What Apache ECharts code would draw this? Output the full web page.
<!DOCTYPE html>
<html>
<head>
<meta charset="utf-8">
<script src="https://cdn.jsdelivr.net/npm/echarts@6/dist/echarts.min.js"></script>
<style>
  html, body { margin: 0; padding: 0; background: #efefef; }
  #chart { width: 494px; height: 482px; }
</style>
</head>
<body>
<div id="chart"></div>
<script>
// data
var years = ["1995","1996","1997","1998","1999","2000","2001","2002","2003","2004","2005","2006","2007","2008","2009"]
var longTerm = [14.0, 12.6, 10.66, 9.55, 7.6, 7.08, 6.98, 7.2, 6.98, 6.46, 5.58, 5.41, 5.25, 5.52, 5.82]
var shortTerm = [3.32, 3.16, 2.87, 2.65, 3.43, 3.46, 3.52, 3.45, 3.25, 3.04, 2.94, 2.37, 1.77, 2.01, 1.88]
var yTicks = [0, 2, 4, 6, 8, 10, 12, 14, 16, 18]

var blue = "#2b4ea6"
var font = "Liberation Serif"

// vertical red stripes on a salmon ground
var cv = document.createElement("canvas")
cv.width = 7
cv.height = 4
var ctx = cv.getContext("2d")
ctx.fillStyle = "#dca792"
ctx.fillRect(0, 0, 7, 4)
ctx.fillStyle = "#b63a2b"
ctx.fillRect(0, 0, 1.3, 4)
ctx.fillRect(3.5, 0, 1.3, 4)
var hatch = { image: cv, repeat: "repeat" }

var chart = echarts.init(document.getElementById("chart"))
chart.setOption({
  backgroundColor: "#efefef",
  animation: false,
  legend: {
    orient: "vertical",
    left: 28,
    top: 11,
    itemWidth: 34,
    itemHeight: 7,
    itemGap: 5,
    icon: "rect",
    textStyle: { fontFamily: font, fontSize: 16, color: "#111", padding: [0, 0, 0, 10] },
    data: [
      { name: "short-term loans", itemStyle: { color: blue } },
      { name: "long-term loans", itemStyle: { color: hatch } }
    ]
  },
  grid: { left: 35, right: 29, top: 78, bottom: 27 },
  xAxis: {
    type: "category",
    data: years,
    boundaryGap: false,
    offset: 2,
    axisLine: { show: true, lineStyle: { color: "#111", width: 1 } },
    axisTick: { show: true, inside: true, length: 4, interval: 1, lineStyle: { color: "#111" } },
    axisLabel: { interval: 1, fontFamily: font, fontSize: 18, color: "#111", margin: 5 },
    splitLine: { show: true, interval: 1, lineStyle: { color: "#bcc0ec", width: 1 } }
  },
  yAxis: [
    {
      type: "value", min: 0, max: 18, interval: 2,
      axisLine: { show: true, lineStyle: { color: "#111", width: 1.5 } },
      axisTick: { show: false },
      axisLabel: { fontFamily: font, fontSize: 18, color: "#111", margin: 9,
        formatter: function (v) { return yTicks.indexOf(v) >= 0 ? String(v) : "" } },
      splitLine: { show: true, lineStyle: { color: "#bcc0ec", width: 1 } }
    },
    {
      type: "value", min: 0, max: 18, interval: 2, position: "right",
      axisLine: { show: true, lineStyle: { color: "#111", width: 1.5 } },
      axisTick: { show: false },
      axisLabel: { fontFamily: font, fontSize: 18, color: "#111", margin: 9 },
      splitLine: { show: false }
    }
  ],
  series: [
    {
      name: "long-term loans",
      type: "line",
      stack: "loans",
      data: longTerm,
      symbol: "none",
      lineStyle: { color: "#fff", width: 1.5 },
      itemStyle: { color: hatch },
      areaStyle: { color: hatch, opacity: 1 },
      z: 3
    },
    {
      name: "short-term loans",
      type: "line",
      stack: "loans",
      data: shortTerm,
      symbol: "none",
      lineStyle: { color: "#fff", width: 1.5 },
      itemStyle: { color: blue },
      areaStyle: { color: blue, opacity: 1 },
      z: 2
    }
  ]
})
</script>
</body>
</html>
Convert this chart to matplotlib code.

--- Task brief ---
Every entry must be output again, exactly as written above.

--- Full solution ---
What Apache ECharts code would draw this? Output the full web page.
<!DOCTYPE html>
<html>
<head>
<meta charset="utf-8">
<script src="https://cdn.jsdelivr.net/npm/echarts@6/dist/echarts.min.js"></script>
<style>
  html, body { margin: 0; padding: 0; background: #efefef; }
  #chart { width: 494px; height: 482px; }
</style>
</head>
<body>
<div id="chart"></div>
<script>
// data
var years = ["1995","1996","1997","1998","1999","2000","2001","2002","2003","2004","2005","2006","2007","2008","2009"]
var longTerm = [14.0, 12.6, 10.66, 9.55, 7.6, 7.08, 6.98, 7.2, 6.98, 6.46, 5.58, 5.41, 5.25, 5.52, 5.82]
var shortTerm = [3.32, 3.16, 2.87, 2.65, 3.43, 3.46, 3.52, 3.45, 3.25, 3.04, 2.94, 2.37, 1.77, 2.01, 1.88]
var yTicks = [0, 2, 4, 6, 8, 10, 12, 14, 16, 18]

var blue = "#2b4ea6"
var font = "Liberation Serif"

// vertical red stripes on a salmon ground
var cv = document.createElement("canvas")
cv.width = 7
cv.height = 4
var ctx = cv.getContext("2d")
ctx.fillStyle = "#dca792"
ctx.fillRect(0, 0, 7, 4)
ctx.fillStyle = "#b63a2b"
ctx.fillRect(0, 0, 1.3, 4)
ctx.fillRect(3.5, 0, 1.3, 4)
var hatch = { image: cv, repeat: "repeat" }

var chart = echarts.init(document.getElementById("chart"))
chart.setOption({
  backgroundColor: "#efefef",
  animation: false,
  legend: {
    orient: "vertical",
    left: 28,
    top: 11,
    itemWidth: 34,
    itemHeight: 7,
    itemGap: 5,
    icon: "rect",
    textStyle: { fontFamily: font, fontSize: 16, color: "#111", padding: [0, 0, 0, 10] },
    data: [
      { name: "short-term loans", itemStyle: { color: blue } },
      { name: "long-term loans", itemStyle: { color: hatch } }
    ]
  },
  grid: { left: 35, right: 29, top: 78, bottom: 27 },
  xAxis: {
    type: "category",
    data: years,
    boundaryGap: false,
    offset: 2,
    axisLine: { show: true, lineStyle: { color: "#111", width: 1 } },
    axisTick: { show: true, inside: true, length: 4, interval: 1, lineStyle: { color: "#111" } },
    axisLabel: { interval: 1, fontFamily: font, fontSize: 18, color: "#111", margin: 5 },
    splitLine: { show: true, interval: 1, lineStyle: { color: "#bcc0ec", width: 1 } }
  },
  yAxis: [
    {
      type: "value", min: 0, max: 18, interval: 2,
      axisLine: { show: true, lineStyle: { color: "#111", width: 1.5 } },
      axisTick: { show: false },
      axisLabel: { fontFamily: font, fontSize: 18, color: "#111", margin: 9,
        formatter: function (v) { return yTicks.indexOf(v) >= 0 ? String(v) : "" } },
      splitLine: { show: true, lineStyle: { color: "#bcc0ec", width: 1 } }
    },
    {
      type: "value", min: 0, max: 18, interval: 2, position: "right",
      axisLine: { show: true, lineStyle: { color: "#111", width: 1.5 } },
      axisTick: { show: false },
      axisLabel: { fontFamily: font, fontSize: 18, color: "#111", margin: 9 },
      splitLine: { show: false }
    }
  ],
  series: [
    {
      name: "long-term loans",
      type: "line",
      stack: "loans",
      data: longTerm,
      symbol: "none",
      lineStyle: { color: "#fff", width: 1.5 },
      itemStyle: { color: hatch },
      areaStyle: { color: hatch, opacity: 1 },
      z: 3
    },
    {
      name: "short-term loans",
      type: "line",
      stack: "loans",
      data: shortTerm,
      symbol: "none",
      lineStyle: { color: "#fff", width: 1.5 },
      itemStyle: { color: blue },
      areaStyle: { color: blue, opacity: 1 },
      z: 2
    }
  ]
})
</script>
</body>
</html>
Convert this chart to matplotlib code.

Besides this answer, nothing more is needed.